In his final Doctor Who review of the season this week, Will wonders if he has been too hard on the show lately. I must say, I’ve asked that of myself on more than once this season. Since it doesn’t make sense to do a review or a recap more than a week after an episode airs, let’s just start with the question of being too hard. I don’t think I have been, but it’s taken an awful lot of work to not be.
There’s no question that series 8 meets that standard. By any rational measure, this season is better than the previous two. It’s been good enough to leave me wanting more. That said, the last episode I truly, thoroughly enjoyed as a nice piece of campy sci-fi was “Robot of Sherwood.” That was nine episodes ago, though I’ve had plenty of subsequent likes and dislikes. “Listen” almost worked. “Time Heist” was pure fun. “The Caretaker” and “Mummy on the Orient Express” both had their moments. But “Robot of Sherwood” is the last episode that made me feel like I’d just watched an episode of Doctor Who. All this is in hindsight, of course. No telling what I would have said if I had been able to write a reaction last week instead of a reflection this week.

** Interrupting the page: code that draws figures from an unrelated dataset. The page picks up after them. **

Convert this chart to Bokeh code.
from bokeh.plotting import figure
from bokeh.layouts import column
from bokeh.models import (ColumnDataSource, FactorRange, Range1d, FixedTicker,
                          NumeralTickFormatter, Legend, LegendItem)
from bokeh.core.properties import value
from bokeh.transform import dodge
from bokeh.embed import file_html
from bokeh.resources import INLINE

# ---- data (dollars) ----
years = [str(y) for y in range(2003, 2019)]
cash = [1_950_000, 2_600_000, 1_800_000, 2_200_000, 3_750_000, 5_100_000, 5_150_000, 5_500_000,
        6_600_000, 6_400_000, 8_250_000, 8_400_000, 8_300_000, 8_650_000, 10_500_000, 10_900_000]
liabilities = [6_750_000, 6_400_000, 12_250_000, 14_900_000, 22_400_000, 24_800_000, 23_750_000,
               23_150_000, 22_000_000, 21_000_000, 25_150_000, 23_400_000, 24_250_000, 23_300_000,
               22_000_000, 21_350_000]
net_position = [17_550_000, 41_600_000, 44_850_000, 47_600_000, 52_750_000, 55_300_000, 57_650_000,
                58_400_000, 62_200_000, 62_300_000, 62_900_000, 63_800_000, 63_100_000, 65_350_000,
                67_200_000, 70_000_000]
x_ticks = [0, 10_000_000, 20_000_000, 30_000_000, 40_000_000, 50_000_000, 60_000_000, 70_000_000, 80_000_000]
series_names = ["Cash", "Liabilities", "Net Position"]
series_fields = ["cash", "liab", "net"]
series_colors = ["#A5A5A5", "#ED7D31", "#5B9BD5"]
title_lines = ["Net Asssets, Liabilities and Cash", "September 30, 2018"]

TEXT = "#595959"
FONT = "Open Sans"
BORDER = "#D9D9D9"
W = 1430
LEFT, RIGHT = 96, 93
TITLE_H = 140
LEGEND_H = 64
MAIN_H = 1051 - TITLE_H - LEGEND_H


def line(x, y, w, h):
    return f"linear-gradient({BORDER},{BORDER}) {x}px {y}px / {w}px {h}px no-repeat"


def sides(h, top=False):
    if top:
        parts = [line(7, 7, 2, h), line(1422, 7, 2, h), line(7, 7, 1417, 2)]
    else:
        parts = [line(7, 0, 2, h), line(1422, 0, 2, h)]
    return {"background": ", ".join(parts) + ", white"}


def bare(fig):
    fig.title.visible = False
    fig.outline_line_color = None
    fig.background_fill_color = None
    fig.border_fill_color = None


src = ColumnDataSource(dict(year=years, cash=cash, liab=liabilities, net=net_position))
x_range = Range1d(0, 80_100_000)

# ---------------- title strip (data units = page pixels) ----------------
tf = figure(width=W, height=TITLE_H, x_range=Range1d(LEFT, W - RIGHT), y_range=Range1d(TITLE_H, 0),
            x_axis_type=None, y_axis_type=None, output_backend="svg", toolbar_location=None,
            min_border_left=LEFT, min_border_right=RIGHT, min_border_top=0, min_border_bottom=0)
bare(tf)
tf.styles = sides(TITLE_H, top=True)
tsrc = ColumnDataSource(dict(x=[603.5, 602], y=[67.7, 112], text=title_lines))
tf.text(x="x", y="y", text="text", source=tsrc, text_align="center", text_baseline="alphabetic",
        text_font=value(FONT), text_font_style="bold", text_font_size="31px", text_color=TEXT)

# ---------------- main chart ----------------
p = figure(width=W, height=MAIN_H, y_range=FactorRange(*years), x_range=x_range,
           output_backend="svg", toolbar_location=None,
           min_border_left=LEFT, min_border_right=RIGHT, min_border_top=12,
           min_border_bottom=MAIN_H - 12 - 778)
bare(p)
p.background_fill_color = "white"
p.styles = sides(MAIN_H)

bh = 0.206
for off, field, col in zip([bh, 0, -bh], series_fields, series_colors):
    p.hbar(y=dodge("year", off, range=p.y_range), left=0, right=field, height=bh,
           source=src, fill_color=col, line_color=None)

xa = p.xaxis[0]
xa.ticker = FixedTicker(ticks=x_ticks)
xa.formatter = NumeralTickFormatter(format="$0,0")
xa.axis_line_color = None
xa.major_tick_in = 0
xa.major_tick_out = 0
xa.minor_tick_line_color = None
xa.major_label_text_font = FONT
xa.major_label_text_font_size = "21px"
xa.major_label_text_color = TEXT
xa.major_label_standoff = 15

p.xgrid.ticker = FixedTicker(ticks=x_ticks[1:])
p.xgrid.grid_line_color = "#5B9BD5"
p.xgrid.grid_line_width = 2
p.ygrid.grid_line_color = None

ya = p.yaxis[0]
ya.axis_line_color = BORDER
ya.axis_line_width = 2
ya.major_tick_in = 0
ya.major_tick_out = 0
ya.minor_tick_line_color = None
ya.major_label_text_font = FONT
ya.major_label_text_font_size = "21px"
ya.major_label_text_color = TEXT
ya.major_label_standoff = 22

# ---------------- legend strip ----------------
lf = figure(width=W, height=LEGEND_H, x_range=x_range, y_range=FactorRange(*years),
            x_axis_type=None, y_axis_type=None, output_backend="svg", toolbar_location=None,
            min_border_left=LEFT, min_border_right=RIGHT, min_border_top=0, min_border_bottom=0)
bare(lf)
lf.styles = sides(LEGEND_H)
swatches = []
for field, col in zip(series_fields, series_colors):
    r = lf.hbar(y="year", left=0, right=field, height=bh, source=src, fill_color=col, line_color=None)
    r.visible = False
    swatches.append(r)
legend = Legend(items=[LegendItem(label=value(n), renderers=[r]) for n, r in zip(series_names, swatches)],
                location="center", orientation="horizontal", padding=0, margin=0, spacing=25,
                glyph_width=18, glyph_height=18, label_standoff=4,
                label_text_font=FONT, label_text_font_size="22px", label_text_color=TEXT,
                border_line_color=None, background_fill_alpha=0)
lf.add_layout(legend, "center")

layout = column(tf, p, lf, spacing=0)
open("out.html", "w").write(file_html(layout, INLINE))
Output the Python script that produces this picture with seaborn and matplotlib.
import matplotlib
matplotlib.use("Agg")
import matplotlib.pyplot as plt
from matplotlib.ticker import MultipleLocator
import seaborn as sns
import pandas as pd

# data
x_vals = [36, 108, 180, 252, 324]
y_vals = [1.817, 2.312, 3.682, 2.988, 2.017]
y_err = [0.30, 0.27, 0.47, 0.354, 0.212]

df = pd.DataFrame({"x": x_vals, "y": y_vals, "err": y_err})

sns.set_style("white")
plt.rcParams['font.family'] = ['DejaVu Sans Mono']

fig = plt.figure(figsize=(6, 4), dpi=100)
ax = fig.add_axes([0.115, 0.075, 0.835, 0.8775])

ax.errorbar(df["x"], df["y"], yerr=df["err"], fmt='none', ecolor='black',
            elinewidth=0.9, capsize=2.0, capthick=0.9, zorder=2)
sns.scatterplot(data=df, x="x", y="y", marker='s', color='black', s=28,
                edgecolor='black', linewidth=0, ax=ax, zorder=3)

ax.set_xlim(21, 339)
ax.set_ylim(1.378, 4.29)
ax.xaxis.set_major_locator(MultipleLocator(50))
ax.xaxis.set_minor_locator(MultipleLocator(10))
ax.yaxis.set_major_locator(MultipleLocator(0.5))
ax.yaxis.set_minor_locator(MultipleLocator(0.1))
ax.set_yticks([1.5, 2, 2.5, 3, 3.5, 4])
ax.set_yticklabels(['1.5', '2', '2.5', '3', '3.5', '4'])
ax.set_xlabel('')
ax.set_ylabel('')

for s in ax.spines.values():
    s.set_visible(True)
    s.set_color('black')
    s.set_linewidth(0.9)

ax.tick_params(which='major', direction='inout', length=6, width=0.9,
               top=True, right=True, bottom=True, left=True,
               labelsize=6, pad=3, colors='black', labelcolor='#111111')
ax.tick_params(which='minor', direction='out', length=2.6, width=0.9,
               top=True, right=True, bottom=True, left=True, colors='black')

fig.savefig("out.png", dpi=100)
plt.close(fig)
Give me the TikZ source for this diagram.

The two-part season finale, “Dark Water/Death in Heaven” is ok. Will’s covered most of the problems I have with these two episodes. I find them to be better-than-average television and a better finale than I’ve seen from Doctor Who in three years. Their biggest failing, in my opinion, is they didn’t leave me feeling as though I’d just been treated to a 12-episode story. They didn’t add any more coherence to the season as a larger narrative than it had at the end of episode ten. Especially after all the teasing of Missy that went on in the early part of the season turned out to be a setup for one excellent twist followed by an enormous anticlimax.
It was cool that Missy turned out to be the Master, and Cyberman invasions are nearly always good, but for the most part her actions only worked because everyone else was so stupid. I never really bought the idea that we were dealing with a super-intelligent time traveler. More like a smarter-than-average interstellar criminal with a talent for exploiting lax security.
Here’s the test for me in the form of a thought experiment. Imagine episodes 11 and 12 had run as episodes 5 and 6 instead. Aside from requiring a bit of a re-write of Danny Pink’s totally predictable ending, running “Dark Water/Death in Heaven” at mid-season wouldn’t have taken anything away from the season, nor would it have hurt the episodes themselves. When I look at the final chapter of a story and think, “gee, that could have accomplished the same narrative purpose way earlier,” I have to conclude it’s not much of an ending at all.
The only other problem I have with the season as a whole is that too many interesting threads were dangled in front of me and then just dropped. Journey Blue. Engineer Guy. The squabbling adults in “Listen.” The unexplained presence at the end of the universe which manifestly cannot be Clara without a LOT of explanation, because said presence caused material effects in the real world AT THE END OF THE DAMN UNIVERSE. And Orson Pink. Especially Orson Pink.
I appreciate a good red herring as much as the next guy, and I understand that illusions require a bit of misdirection. But at some point in every trick, there has to be a turn, a reveal, and a moment when the audience says “Ahhhh. How’d that happen? Amazing!” Otherwise, it isn’t really a trick. It’s just a guy on a stage congratulating himself for being smarter than the audience. And bringing Orson back at Christmas or next season simply will not answer. That ship has sailed.
So this is where I ended the season. I never caught the moment of delight that comes when the magician puts the assistant back together again. Capaldi’s done a marvelous job with the role. I still love the show and will continue to follow it, but I will never again forgo watching an AMC drama at airtime just to keep up with Doctor Who. Not as long as Moffat continues to run it. If I’m going to stop what I’m doing for an hour to watch tv in real time with commercials, I need surprises and I need real characters. A geek cannot live on b-movie tropes and canon alone.
This is not to say I haven’t enjoyed both the season and the blogging of it an awful lot. I am good on both counts there, and I am sure that last couple of paragraphs sound more harsh than I intend them to be. Aside from the enjoyment, though, writing these reviews hasn’t done much to help the larger blogging project, and most of my satisfaction has come from the social part of it. If Will and Hannah hadn’t also been blogging this season, I would have packed it in after episode six. Because it’s really clogged up my writing schedule, and the fanbase is so big we’re crowded out of the searches even when we do everything right. But I have learned some things about tv blogging in the last 13 weeks (Diana and I have been studying the tv blogging for most of this year) and I will share my thoughts on that in a social media post at Sourcerer soon.